On Earth, temperature differences drive wind. On WASP-43b, the temperature difference between day and night is so extreme that it drives a supersonic equatorial jet that circles the planet at 9,000 kilometers per hour (5,000 mph).

JWST’s Phase Curve spectroscopy allowed scientists to map the temperature across the entire surface. They found that the "hot spot" (the hottest point on the planet) is not directly under the star (sub-stellar point) but is shifted eastward. Why? Because the ferocious wind is physically blowing the heat away, carrying the torched atmosphere toward the night side before it can cool down.

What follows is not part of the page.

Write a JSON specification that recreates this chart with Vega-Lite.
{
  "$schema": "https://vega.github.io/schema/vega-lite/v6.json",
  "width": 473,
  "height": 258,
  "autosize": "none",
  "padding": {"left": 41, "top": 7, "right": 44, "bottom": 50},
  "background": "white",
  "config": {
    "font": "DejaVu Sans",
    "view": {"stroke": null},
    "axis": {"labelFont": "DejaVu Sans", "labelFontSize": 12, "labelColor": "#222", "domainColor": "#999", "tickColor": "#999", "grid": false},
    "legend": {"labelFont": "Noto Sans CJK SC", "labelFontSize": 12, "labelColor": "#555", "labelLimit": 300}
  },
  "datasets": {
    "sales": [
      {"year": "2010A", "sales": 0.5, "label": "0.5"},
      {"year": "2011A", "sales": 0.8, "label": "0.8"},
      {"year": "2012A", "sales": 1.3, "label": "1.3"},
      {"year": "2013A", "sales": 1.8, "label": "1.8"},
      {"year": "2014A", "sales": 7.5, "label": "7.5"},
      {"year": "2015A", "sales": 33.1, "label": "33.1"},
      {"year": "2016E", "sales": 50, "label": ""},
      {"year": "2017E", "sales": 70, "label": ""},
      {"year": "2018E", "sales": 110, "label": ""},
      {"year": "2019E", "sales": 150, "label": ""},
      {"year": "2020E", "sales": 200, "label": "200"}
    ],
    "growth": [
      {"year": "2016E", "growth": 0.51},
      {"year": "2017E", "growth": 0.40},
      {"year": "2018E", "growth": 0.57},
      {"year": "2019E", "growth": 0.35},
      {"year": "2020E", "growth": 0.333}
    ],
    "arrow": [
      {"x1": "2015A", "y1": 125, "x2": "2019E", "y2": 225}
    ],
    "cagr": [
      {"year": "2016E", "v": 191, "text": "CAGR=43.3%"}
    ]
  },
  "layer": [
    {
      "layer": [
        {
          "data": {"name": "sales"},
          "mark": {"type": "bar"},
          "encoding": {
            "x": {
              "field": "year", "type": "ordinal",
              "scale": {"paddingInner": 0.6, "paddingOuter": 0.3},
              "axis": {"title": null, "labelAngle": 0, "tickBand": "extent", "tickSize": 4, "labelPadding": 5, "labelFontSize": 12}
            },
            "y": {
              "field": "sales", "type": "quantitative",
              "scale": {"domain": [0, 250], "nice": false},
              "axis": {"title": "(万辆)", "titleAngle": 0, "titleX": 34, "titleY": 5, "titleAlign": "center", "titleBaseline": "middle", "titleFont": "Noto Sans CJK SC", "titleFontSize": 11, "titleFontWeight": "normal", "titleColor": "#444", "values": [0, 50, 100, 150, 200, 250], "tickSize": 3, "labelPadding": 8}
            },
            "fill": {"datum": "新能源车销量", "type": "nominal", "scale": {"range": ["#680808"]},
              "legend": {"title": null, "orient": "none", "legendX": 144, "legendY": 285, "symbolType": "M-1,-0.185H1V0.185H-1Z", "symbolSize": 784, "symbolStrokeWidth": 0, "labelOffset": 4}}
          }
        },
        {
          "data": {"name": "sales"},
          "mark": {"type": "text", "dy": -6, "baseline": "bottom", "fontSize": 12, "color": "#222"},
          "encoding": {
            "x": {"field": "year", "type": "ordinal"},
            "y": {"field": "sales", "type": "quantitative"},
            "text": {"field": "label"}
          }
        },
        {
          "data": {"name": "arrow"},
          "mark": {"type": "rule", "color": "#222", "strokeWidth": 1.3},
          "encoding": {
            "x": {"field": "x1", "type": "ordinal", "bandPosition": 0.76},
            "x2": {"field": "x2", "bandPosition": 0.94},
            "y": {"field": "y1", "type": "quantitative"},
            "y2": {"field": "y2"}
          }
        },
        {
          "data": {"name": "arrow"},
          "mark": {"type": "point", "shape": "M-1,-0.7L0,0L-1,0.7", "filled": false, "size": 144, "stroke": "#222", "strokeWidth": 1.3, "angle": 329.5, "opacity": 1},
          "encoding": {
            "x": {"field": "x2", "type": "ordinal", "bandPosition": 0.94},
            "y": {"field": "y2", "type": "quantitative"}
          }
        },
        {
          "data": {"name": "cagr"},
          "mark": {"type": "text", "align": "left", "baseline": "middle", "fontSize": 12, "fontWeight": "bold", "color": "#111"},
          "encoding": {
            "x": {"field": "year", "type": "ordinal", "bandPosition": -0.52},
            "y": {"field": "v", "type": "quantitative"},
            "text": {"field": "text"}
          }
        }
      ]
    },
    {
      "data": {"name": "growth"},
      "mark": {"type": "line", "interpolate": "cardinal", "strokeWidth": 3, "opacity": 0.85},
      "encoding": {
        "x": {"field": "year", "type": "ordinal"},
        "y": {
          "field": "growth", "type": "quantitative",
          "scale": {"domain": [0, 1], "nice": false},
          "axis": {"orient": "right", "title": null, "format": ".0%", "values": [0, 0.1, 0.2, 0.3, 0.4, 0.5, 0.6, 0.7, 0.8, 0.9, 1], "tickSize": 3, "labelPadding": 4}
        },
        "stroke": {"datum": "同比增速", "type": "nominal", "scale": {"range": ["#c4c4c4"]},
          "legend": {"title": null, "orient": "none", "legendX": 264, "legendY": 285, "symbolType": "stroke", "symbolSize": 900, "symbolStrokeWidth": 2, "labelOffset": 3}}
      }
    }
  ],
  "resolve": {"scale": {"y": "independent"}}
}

But the most alien feature is the clouds. On the night side of WASP-43b, the atmosphere cools enough for minerals to condense. These are not water clouds. They are clouds of enstatite and forsterite—rock. If you were floating on the night side of WASP-43b, you would not feel rain; you would be pelted by hail made of hot sand and liquid magnesium silicates.

These observations confirm that the laws of physics are universal, but their expressions are infinite. We see the same fluid dynamics—Rossby waves, Kelvin waves, advection—playing out with ingredients like molten iron and vaporized quartz.

The Unification of Chaos

When we look at the swirling clouds of Jupiter, the hexagonal walls of Saturn, the ghostly dark spots of Neptune, and the molten winds of WASP-43b, we are looking at the same equation written in different fonts.

It is the Navier-Stokes equation writ large. It is the story of heat trying to move from a hot place to a cold place, hindered by the rotation of a sphere.

On Earth, this struggle gives us the trade winds and hurricanes. On Jupiter, it gives us the Great Red Spot and the vortex crystals. On Hot Jupiters, it gives us global firestorms.

We have moved past the era of simply taking pictures of these planets. We are now running the numbers. We are building digital twins of these worlds in our supercomputers, feeding them the data from Juno and JWST, and watching as the simulations birth hexagons and octagons spontaneously.

The turbulent cyclones of the gas giants are not just storms; they are the visible fingerprints of the deep, hidden interiors of the planets. They are the surface tension of a mystery that extends thousands of miles down. And as we continue to map them, we are learning that in the cosmos, chaos is rarely messy. It is structured, it is geometric, and it is profoundly, terrifyingly beautiful.

The forecast for the outer solar system remains the same: High winds, heavy methane rain, and a chance of diamond hail, continuing for the next billion years.